§ Provided material:
►
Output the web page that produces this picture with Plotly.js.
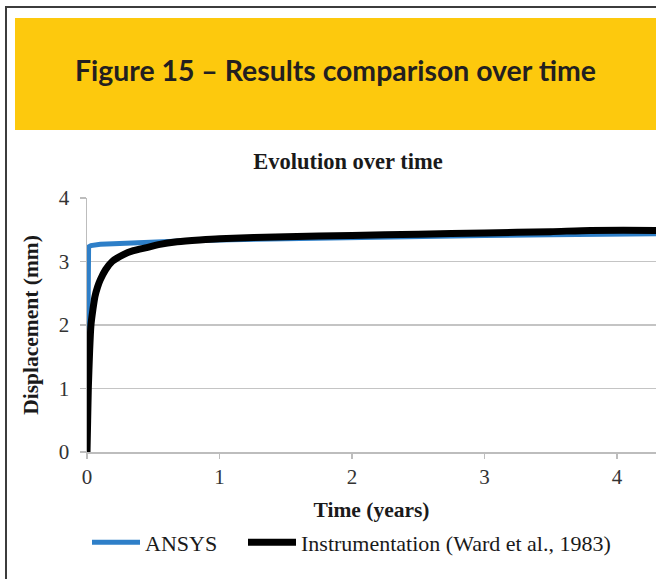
<!DOCTYPE html>
<html>
<head>
<meta charset="utf-8">
<script src="https://cdn.plot.ly/plotly-3.0.1.min.js"></script>
<style>
  html, body { margin: 0; padding: 0; background: #ffffff; }
  #wrap { position: relative; width: 656px; height: 579px; overflow: hidden; background: #fff; }
  #frame { position: absolute; left: 5px; top: 6px; width: 800px; height: 800px; border: 2px solid #3c3c3c; box-sizing: border-box; }
  #banner { position: absolute; left: 15px; top: 18px; width: 700px; height: 112px; background: #FDC90D; }
  #banner span { position: absolute; left: 60px; top: 35px; font-family: "Lato", sans-serif; font-weight: 700; font-size: 28.4px; color: #231F20; white-space: nowrap; }
  #chart { position: absolute; left: 0; top: 0; width: 656px; height: 579px; }
</style>
</head>
<body>
<div id="wrap">
  <div id="frame"></div>
  <div id="banner"><span id="btxt">Figure 15 – Results comparison over time</span></div>
  <div id="chart"></div>
</div>
<script>
// Data (time in years, displacement in mm)
const ansysTime = [0, 0.008, 0.012, 0.03, 0.06, 0.1, 0.2, 0.3, 0.45, 0.6, 0.8, 1.0, 1.5, 2.0, 2.5, 3.0, 3.5, 4.0, 4.5];
const ansysDisp = [0, 3.2, 3.23, 3.25, 3.26, 3.27, 3.28, 3.29, 3.30, 3.32, 3.33, 3.34, 3.36, 3.37, 3.39, 3.41, 3.42, 3.43, 3.44];

const instrTime = [0, 0.005, 0.01, 0.02, 0.03, 0.045, 0.06, 0.08, 0.1, 0.14, 0.19, 0.275, 0.35, 0.45, 0.55, 0.68, 0.85, 1.0, 1.5, 2.0, 2.5, 3.0, 3.5, 3.8, 4.3, 4.5];
const instrDisp = [0, 0.5, 1.0, 1.6, 2.0, 2.25, 2.45, 2.6, 2.71, 2.87, 3.0, 3.11, 3.17, 3.22, 3.27, 3.31, 3.34, 3.36, 3.39, 3.41, 3.43, 3.45, 3.47, 3.49, 3.49, 3.49];

const seriesNames = ["ANSYS", "Instrumentation (Ward et al., 1983)"];
const xTicks = [0, 1, 2, 3, 4];
const yTicks = [0, 1, 2, 3, 4];

const serif = "Liberation Serif, Times New Roman, serif";

const traces = [
  { x: ansysTime, y: ansysDisp, name: seriesNames[0], mode: "lines", legend: "legend",
    line: { color: "#2E7FC8", width: 5 }, hoverinfo: "skip" },
  { x: instrTime, y: instrDisp, name: seriesNames[1], mode: "lines", legend: "legend2",
    line: { color: "#000000", width: 7, shape: "spline", smoothing: 0.6 }, hoverinfo: "skip" }
];

const legendFont = { family: serif, size: 22, color: "#1a1a1a" };

const layout = {
  width: 656, height: 579,
  margin: { l: 87, r: 0, t: 198, b: 127, pad: 0 },
  paper_bgcolor: "rgba(0,0,0,0)",
  plot_bgcolor: "rgba(0,0,0,0)",
  showlegend: true,
  title: {
    text: "<b>Evolution over time</b>",
    font: { family: serif, size: 22.5, color: "#1a1a1a" },
    xref: "container", yref: "container",
    x: 348 / 656, y: 1 - 161 / 579, xanchor: "center", yanchor: "middle"
  },
  xaxis: {
    range: [0, 4.295], tickvals: xTicks, ticktext: xTicks.map(String),
    showgrid: false, zeroline: false,
    showline: true, linecolor: "#BDBDBD", linewidth: 1.5,
    ticks: "outside", ticklen: 5, tickwidth: 1.5, tickcolor: "#BDBDBD",
    tickfont: { family: serif, size: 21, color: "#333" },
    title: { text: "<b>Time (years)</b>", font: { family: serif, size: 21.5, color: "#1a1a1a" }, standoff: 14 },
    fixedrange: true
  },
  yaxis: {
    range: [0, 4], tickvals: yTicks, ticktext: yTicks.map(String),
    showgrid: true, gridcolor: "#C4C4C4", gridwidth: 1.5,
    zeroline: false,
    showline: true, linecolor: "#BDBDBD", linewidth: 1.5,
    ticks: "outside", ticklen: 6, tickwidth: 1.5, tickcolor: "#BDBDBD",
    ticklabelstandoff: 6,
    tickfont: { family: serif, size: 21, color: "#333" },
    title: { text: "<b>Displacement (mm)</b>", font: { family: serif, size: 21.5, color: "#1a1a1a" }, standoff: 14 },
    fixedrange: true
  },
  legend: {
    orientation: "h", x: 0, xanchor: "left", y: -0.273, yanchor: "top",
    font: legendFont, itemwidth: 48, bgcolor: "rgba(0,0,0,0)"
  },
  legend2: {
    orientation: "h", x: (243 - 87) / 569, xanchor: "left", y: -0.273, yanchor: "top",
    font: legendFont, itemwidth: 48, bgcolor: "rgba(0,0,0,0)"
  }
};

Plotly.newPlot("chart", traces, layout, { displayModeBar: false, staticPlot: true });
</script>
</body>
</html>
◄
§ What you are asked to do:
Quote all the lines above exactly as given. Do not include the pictures.

§ The reply:
Output the web page that produces this picture with Plotly.js.
<!DOCTYPE html>
<html>
<head>
<meta charset="utf-8">
<script src="https://cdn.plot.ly/plotly-3.0.1.min.js"></script>
<style>
  html, body { margin: 0; padding: 0; background: #ffffff; }
  #wrap { position: relative; width: 656px; height: 579px; overflow: hidden; background: #fff; }
  #frame { position: absolute; left: 5px; top: 6px; width: 800px; height: 800px; border: 2px solid #3c3c3c; box-sizing: border-box; }
  #banner { position: absolute; left: 15px; top: 18px; width: 700px; height: 112px; background: #FDC90D; }
  #banner span { position: absolute; left: 60px; top: 35px; font-family: "Lato", sans-serif; font-weight: 700; font-size: 28.4px; color: #231F20; white-space: nowrap; }
  #chart { position: absolute; left: 0; top: 0; width: 656px; height: 579px; }
</style>
</head>
<body>
<div id="wrap">
  <div id="frame"></div>
  <div id="banner"><span id="btxt">Figure 15 – Results comparison over time</span></div>
  <div id="chart"></div>
</div>
<script>
// Data (time in years, displacement in mm)
const ansysTime = [0, 0.008, 0.012, 0.03, 0.06, 0.1, 0.2, 0.3, 0.45, 0.6, 0.8, 1.0, 1.5, 2.0, 2.5, 3.0, 3.5, 4.0, 4.5];
const ansysDisp = [0, 3.2, 3.23, 3.25, 3.26, 3.27, 3.28, 3.29, 3.30, 3.32, 3.33, 3.34, 3.36, 3.37, 3.39, 3.41, 3.42, 3.43, 3.44];

const instrTime = [0, 0.005, 0.01, 0.02, 0.03, 0.045, 0.06, 0.08, 0.1, 0.14, 0.19, 0.275, 0.35, 0.45, 0.55, 0.68, 0.85, 1.0, 1.5, 2.0, 2.5, 3.0, 3.5, 3.8, 4.3, 4.5];
const instrDisp = [0, 0.5, 1.0, 1.6, 2.0, 2.25, 2.45, 2.6, 2.71, 2.87, 3.0, 3.11, 3.17, 3.22, 3.27, 3.31, 3.34, 3.36, 3.39, 3.41, 3.43, 3.45, 3.47, 3.49, 3.49, 3.49];

const seriesNames = ["ANSYS", "Instrumentation (Ward et al., 1983)"];
const xTicks = [0, 1, 2, 3, 4];
const yTicks = [0, 1, 2, 3, 4];

const serif = "Liberation Serif, Times New Roman, serif";

const traces = [
  { x: ansysTime, y: ansysDisp, name: seriesNames[0], mode: "lines", legend: "legend",
    line: { color: "#2E7FC8", width: 5 }, hoverinfo: "skip" },
  { x: instrTime, y: instrDisp, name: seriesNames[1], mode: "lines", legend: "legend2",
    line: { color: "#000000", width: 7, shape: "spline", smoothing: 0.6 }, hoverinfo: "skip" }
];

const legendFont = { family: serif, size: 22, color: "#1a1a1a" };

const layout = {
  width: 656, height: 579,
  margin: { l: 87, r: 0, t: 198, b: 127, pad: 0 },
  paper_bgcolor: "rgba(0,0,0,0)",
  plot_bgcolor: "rgba(0,0,0,0)",
  showlegend: true,
  title: {
    text: "<b>Evolution over time</b>",
    font: { family: serif, size: 22.5, color: "#1a1a1a" },
    xref: "container", yref: "container",
    x: 348 / 656, y: 1 - 161 / 579, xanchor: "center", yanchor: "middle"
  },
  xaxis: {
    range: [0, 4.295], tickvals: xTicks, ticktext: xTicks.map(String),
    showgrid: false, zeroline: false,
    showline: true, linecolor: "#BDBDBD", linewidth: 1.5,
    ticks: "outside", ticklen: 5, tickwidth: 1.5, tickcolor: "#BDBDBD",
    tickfont: { family: serif, size: 21, color: "#333" },
    title: { text: "<b>Time (years)</b>", font: { family: serif, size: 21.5, color: "#1a1a1a" }, standoff: 14 },
    fixedrange: true
  },
  yaxis: {
    range: [0, 4], tickvals: yTicks, ticktext: yTicks.map(String),
    showgrid: true, gridcolor: "#C4C4C4", gridwidth: 1.5,
    zeroline: false,
    showline: true, linecolor: "#BDBDBD", linewidth: 1.5,
    ticks: "outside", ticklen: 6, tickwidth: 1.5, tickcolor: "#BDBDBD",
    ticklabelstandoff: 6,
    tickfont: { family: serif, size: 21, color: "#333" },
    title: { text: "<b>Displacement (mm)</b>", font: { family: serif, size: 21.5, color: "#1a1a1a" }, standoff: 14 },
    fixedrange: true
  },
  legend: {
    orientation: "h", x: 0, xanchor: "left", y: -0.273, yanchor: "top",
    font: legendFont, itemwidth: 48, bgcolor: "rgba(0,0,0,0)"
  },
  legend2: {
    orientation: "h", x: (243 - 87) / 569, xanchor: "left", y: -0.273, yanchor: "top",
    font: legendFont, itemwidth: 48, bgcolor: "rgba(0,0,0,0)"
  }
};

Plotly.newPlot("chart", traces, layout, { displayModeBar: false, staticPlot: true });
</script>
</body>
</html>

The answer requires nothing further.